What you should do:
Take the listing from its first line through the line that contains "const yTicks = [0, 50, 100, 150, 200, 250]" and please retype those lines exactly, leaving out the pictures.

Dataset extract:
Begin

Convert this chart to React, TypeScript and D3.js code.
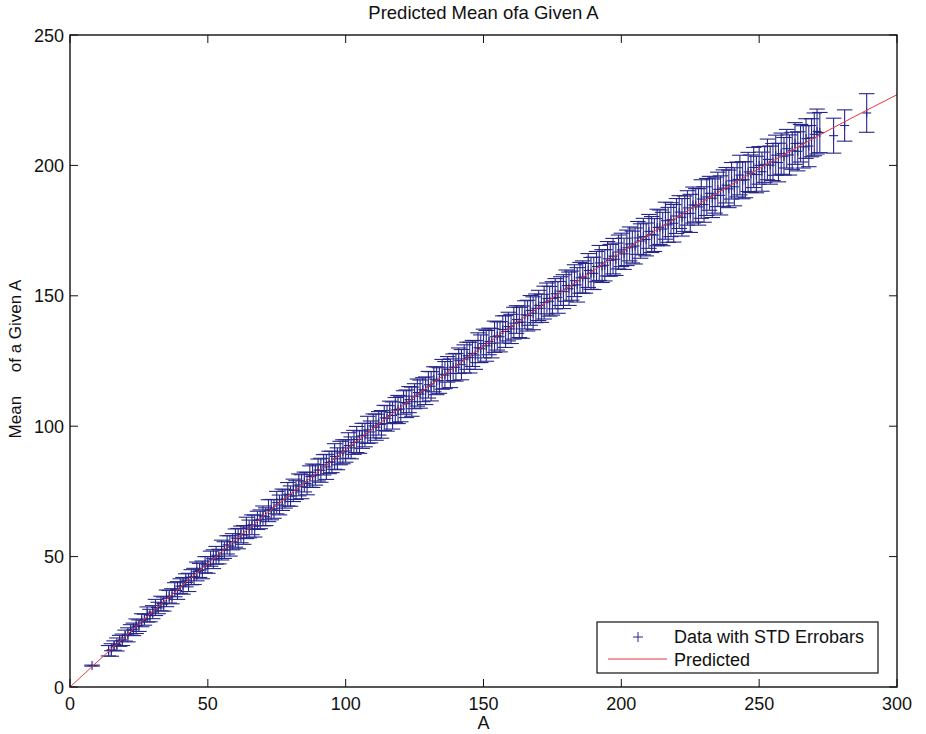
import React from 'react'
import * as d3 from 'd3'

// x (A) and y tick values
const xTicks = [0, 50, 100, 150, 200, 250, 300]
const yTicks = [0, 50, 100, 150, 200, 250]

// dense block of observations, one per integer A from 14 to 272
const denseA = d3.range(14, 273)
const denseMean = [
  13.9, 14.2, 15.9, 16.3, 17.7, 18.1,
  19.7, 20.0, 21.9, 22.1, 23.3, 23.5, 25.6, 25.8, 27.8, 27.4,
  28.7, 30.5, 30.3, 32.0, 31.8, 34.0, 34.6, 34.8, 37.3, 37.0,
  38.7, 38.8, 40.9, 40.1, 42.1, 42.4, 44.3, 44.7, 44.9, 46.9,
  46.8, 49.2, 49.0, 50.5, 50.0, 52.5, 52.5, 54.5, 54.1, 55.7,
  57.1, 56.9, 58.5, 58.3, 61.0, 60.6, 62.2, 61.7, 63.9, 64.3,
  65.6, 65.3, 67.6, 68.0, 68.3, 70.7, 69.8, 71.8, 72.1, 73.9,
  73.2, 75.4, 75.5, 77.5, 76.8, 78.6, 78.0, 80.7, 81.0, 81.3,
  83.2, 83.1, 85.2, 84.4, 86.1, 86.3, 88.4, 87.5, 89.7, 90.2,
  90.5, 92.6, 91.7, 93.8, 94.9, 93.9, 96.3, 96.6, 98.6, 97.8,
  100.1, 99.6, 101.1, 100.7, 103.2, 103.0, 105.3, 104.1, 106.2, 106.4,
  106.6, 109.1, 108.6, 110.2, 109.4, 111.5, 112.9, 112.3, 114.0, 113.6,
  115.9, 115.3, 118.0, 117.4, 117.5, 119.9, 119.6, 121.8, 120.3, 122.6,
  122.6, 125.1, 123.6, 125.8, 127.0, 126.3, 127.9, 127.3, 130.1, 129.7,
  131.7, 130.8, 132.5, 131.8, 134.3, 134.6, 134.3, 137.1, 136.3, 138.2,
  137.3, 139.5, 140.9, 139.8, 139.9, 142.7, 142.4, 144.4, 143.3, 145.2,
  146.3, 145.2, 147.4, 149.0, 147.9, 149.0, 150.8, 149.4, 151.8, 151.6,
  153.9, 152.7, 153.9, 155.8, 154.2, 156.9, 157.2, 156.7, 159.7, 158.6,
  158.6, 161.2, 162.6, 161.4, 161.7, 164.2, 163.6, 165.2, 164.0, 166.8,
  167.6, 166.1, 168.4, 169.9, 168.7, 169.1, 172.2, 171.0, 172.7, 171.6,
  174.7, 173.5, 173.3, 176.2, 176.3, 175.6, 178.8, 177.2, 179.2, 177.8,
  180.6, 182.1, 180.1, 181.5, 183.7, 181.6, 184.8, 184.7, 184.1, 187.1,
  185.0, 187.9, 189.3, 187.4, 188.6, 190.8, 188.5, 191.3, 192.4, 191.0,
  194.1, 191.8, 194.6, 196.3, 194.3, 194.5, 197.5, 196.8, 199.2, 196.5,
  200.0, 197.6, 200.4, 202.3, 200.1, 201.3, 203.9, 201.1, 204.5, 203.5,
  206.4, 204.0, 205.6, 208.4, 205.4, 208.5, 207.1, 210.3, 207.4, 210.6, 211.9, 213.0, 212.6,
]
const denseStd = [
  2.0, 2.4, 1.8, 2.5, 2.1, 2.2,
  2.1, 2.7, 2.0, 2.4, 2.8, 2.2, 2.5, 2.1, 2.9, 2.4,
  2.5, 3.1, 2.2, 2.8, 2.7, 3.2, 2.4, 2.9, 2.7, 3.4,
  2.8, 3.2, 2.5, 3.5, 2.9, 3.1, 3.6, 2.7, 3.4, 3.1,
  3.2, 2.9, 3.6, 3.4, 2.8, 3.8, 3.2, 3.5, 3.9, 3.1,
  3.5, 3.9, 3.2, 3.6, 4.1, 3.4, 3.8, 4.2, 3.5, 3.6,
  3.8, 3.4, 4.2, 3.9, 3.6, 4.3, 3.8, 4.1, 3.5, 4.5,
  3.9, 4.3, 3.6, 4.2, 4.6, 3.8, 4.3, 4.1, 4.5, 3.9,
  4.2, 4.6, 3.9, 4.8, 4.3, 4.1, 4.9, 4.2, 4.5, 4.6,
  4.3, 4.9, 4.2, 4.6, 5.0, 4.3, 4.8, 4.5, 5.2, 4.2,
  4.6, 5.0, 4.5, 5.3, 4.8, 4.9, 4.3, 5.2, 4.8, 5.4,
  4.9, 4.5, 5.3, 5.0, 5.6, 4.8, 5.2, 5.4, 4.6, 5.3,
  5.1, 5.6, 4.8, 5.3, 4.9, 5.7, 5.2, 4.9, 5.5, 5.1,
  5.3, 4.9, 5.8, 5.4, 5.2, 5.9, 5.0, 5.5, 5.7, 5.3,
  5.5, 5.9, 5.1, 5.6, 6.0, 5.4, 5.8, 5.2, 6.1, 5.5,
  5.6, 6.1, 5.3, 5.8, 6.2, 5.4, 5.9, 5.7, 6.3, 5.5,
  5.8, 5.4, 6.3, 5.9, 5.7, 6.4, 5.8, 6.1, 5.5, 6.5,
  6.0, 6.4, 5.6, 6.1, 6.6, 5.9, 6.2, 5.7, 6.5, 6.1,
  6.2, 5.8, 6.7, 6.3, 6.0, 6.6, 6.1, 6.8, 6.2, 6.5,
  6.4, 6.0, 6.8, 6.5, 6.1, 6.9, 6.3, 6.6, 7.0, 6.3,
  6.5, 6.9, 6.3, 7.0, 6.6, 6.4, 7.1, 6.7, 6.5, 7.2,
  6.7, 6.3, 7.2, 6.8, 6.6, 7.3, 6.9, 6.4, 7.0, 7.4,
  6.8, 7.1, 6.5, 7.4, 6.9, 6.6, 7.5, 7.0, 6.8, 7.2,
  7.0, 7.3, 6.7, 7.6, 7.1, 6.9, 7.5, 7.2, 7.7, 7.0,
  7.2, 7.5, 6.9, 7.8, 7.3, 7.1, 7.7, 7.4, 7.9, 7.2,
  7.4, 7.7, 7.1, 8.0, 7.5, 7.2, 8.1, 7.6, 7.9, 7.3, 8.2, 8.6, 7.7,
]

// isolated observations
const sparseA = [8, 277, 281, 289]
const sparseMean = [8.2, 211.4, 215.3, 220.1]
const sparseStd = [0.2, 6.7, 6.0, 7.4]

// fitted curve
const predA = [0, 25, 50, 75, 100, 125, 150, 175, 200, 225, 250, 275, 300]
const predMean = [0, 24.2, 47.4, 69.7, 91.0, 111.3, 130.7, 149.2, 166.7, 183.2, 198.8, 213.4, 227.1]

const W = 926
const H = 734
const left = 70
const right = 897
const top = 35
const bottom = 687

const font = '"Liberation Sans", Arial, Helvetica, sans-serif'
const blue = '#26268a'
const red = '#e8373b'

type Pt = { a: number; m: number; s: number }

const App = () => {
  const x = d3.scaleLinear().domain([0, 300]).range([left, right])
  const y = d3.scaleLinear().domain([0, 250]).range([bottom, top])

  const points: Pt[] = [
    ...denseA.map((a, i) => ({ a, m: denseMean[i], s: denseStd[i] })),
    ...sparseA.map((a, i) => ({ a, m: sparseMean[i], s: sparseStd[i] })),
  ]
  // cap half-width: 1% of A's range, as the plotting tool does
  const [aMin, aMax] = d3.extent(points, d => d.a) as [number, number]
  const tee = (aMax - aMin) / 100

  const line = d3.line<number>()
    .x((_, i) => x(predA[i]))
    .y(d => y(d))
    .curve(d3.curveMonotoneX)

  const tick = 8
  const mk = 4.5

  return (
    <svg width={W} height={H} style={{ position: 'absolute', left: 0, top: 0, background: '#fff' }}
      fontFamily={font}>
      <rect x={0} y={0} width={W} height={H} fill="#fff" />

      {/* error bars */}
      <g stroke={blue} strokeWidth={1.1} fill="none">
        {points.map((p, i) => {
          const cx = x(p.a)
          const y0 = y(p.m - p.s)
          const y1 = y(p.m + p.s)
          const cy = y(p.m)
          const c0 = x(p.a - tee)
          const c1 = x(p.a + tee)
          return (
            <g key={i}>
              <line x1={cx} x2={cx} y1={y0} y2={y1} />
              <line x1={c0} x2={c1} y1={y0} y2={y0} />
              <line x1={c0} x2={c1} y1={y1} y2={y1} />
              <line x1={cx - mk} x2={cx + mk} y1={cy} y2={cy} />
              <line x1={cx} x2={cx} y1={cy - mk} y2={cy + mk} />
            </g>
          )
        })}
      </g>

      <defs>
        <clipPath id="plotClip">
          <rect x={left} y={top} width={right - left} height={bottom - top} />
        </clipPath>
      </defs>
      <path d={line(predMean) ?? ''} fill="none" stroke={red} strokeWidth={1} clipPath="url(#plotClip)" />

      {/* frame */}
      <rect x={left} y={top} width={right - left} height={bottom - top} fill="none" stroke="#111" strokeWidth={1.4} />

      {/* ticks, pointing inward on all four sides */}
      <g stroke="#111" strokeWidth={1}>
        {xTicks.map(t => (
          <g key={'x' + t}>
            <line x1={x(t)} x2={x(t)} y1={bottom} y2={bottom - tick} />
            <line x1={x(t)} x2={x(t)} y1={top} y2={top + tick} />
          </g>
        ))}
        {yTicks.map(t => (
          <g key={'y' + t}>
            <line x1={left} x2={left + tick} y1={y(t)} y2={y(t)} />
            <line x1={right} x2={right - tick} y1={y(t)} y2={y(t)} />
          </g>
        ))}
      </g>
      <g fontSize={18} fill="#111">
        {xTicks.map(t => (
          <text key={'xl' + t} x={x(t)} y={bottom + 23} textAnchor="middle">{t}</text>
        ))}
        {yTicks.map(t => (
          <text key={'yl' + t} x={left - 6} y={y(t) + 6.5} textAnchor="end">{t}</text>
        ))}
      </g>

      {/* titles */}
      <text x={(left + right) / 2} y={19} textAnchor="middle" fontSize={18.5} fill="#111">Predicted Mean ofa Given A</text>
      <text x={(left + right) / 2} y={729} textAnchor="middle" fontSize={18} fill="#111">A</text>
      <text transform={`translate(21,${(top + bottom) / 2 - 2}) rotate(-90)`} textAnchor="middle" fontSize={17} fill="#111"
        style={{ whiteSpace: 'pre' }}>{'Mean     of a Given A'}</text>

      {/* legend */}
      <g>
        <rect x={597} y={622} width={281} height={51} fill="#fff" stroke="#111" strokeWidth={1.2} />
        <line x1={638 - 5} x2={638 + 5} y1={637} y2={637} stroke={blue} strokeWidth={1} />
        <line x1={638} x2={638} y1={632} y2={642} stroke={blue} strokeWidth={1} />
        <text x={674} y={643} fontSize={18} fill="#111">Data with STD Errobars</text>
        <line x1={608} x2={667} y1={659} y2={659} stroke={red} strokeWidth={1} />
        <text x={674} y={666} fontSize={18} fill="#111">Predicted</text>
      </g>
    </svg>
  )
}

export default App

End

The solution:
Convert this chart to React, TypeScript and D3.js code.
import React from 'react'
import * as d3 from 'd3'

// x (A) and y tick values
const xTicks = [0, 50, 100, 150, 200, 250, 300]
const yTicks = [0, 50, 100, 150, 200, 250]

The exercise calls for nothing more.